• Record extracts

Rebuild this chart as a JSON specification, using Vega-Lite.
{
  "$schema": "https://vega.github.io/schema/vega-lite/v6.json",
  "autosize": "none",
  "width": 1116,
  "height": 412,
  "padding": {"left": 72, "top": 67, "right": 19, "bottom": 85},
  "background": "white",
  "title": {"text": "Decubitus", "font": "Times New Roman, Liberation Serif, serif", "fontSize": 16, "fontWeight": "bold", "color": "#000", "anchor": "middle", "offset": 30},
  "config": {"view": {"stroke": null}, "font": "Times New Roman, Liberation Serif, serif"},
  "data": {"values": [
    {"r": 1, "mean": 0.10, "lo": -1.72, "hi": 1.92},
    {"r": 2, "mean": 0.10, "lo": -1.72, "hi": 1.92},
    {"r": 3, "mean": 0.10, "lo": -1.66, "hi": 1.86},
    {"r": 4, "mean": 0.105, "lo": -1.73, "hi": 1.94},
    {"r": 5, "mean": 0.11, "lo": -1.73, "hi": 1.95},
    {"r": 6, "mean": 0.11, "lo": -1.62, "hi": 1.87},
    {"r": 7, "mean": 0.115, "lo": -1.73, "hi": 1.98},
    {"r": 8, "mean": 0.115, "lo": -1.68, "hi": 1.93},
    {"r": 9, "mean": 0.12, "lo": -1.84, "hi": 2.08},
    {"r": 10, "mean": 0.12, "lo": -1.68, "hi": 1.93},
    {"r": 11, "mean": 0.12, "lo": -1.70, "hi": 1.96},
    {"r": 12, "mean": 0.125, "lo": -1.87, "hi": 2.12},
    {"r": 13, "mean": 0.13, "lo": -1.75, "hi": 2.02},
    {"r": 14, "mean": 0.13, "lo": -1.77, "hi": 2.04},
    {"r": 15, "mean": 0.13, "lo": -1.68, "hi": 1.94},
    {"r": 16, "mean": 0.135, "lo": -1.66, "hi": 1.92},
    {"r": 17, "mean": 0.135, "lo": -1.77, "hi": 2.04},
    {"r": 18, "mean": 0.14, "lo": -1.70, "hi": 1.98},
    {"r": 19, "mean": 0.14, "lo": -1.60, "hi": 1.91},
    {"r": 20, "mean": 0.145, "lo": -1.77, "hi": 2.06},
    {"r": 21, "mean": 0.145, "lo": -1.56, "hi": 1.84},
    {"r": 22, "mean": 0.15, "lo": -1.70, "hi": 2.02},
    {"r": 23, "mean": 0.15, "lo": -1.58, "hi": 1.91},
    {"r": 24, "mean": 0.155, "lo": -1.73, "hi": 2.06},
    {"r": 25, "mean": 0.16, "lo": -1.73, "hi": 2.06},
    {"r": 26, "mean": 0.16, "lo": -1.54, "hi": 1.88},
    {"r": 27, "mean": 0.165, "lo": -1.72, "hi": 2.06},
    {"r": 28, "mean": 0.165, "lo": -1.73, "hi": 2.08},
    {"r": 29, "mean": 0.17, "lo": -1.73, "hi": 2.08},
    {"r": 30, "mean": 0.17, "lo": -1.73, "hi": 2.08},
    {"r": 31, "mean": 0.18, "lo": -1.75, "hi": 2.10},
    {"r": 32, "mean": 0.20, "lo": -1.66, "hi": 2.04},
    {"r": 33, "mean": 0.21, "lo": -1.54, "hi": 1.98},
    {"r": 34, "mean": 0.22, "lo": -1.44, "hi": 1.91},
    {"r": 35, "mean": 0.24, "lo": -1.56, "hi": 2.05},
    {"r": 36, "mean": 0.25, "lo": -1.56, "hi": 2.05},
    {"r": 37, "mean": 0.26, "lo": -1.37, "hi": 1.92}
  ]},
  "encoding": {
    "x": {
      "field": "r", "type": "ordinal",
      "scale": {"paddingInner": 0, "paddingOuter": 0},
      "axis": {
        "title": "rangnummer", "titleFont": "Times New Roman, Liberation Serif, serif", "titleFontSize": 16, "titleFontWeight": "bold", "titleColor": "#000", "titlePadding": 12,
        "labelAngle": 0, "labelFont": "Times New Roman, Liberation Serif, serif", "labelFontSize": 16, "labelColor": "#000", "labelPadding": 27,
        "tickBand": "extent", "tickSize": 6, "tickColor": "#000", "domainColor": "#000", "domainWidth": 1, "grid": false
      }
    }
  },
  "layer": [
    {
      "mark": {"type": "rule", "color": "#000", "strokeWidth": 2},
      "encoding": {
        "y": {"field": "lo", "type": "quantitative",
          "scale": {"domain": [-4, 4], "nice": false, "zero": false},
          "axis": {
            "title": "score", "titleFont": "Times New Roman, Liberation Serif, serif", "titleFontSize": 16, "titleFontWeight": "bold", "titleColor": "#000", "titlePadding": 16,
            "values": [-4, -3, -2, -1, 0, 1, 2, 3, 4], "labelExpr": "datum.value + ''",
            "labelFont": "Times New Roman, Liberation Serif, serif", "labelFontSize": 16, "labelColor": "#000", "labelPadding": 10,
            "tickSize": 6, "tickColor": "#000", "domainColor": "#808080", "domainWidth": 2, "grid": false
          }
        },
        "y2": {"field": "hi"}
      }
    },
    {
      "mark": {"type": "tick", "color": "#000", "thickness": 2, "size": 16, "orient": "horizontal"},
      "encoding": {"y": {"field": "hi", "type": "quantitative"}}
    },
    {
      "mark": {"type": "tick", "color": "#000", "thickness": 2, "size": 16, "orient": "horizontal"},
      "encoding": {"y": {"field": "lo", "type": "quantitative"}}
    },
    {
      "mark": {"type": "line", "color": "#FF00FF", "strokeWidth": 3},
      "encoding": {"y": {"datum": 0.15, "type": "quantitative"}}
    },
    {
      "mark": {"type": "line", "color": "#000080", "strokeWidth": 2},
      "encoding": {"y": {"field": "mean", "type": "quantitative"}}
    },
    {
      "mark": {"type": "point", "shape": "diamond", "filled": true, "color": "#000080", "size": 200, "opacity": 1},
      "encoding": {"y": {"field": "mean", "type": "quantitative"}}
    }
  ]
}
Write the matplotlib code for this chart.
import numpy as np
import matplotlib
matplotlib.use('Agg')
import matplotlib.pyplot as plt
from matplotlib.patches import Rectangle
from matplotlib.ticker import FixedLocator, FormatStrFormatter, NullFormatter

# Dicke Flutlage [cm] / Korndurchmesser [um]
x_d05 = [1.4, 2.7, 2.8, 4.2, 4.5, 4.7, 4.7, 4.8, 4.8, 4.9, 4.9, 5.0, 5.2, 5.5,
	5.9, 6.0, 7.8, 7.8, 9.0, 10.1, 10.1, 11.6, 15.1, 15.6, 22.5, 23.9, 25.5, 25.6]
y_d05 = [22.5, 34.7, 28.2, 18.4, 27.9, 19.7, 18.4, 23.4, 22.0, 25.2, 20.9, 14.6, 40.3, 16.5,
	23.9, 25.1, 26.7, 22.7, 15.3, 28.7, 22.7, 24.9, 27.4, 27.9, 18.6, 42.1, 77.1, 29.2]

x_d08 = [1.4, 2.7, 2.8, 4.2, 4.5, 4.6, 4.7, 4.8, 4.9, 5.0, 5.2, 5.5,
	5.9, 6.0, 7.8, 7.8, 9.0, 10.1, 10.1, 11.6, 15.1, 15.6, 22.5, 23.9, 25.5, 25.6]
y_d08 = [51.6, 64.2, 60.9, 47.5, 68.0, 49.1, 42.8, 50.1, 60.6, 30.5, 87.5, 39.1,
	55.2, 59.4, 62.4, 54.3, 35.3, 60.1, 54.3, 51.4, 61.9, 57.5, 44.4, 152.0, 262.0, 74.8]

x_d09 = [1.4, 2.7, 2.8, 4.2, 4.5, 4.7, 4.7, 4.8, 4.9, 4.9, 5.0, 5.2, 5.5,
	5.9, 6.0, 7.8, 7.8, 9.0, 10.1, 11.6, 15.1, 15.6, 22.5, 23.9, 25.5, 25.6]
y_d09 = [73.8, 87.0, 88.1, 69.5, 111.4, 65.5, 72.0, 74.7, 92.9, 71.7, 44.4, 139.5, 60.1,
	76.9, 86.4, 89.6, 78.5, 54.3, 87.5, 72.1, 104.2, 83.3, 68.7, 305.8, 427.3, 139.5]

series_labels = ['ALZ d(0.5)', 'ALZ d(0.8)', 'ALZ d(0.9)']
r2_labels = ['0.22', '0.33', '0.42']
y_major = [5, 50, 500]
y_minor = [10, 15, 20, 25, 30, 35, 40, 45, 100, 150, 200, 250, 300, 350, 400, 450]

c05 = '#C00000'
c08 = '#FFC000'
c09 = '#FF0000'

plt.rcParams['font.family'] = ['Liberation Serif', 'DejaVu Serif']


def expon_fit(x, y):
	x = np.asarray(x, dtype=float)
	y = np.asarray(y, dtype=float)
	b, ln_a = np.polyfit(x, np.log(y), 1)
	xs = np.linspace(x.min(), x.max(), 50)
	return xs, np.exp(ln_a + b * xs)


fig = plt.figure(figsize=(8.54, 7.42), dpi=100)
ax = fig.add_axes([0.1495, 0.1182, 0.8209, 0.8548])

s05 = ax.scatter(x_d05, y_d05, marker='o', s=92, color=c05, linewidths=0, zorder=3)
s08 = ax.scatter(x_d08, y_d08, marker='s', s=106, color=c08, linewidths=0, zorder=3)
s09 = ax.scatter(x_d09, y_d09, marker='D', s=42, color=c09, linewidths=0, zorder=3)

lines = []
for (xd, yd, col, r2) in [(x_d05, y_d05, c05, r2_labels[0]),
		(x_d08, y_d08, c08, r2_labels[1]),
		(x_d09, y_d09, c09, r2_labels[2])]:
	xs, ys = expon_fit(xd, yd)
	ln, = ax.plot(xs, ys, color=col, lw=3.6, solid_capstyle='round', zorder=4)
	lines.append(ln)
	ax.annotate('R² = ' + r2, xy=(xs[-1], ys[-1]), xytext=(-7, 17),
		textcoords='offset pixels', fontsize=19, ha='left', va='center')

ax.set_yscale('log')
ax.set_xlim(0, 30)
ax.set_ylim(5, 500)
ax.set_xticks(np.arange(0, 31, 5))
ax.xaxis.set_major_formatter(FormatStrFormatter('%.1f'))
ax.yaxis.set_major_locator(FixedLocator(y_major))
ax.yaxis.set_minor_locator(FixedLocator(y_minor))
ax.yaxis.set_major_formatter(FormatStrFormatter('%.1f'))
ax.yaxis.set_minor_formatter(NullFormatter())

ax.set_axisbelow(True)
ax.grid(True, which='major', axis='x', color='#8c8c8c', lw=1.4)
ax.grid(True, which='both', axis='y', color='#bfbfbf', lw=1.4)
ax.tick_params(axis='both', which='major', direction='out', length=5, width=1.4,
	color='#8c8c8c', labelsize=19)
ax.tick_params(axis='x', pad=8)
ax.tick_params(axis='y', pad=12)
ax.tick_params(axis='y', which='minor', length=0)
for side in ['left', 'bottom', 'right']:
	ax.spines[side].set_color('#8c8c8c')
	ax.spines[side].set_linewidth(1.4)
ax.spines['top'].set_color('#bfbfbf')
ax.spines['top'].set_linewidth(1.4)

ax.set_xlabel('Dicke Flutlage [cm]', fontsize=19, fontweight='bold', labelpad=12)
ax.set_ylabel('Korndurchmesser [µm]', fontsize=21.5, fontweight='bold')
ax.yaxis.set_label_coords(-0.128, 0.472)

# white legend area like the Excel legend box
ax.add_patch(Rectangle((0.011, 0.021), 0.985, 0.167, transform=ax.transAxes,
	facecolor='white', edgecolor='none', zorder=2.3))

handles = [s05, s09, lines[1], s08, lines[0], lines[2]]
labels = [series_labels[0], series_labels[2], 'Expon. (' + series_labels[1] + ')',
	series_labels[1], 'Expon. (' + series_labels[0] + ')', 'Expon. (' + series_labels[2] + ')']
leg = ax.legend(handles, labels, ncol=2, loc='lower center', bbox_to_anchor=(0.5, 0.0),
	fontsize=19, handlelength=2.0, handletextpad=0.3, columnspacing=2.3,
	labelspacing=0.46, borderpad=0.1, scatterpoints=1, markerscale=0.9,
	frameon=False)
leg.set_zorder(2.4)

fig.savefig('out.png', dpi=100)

• Your objective
Everything from the line with "Write the matplotlib code for this chart." through the line with "from matplotlib.ticker import", both ends included, should be repeated exactly; nothing else should appear.

• Finished exercise
Write the matplotlib code for this chart.
import numpy as np
import matplotlib
matplotlib.use('Agg')
import matplotlib.pyplot as plt
from matplotlib.patches import Rectangle
from matplotlib.ticker import FixedLocator, FormatStrFormatter, NullFormatter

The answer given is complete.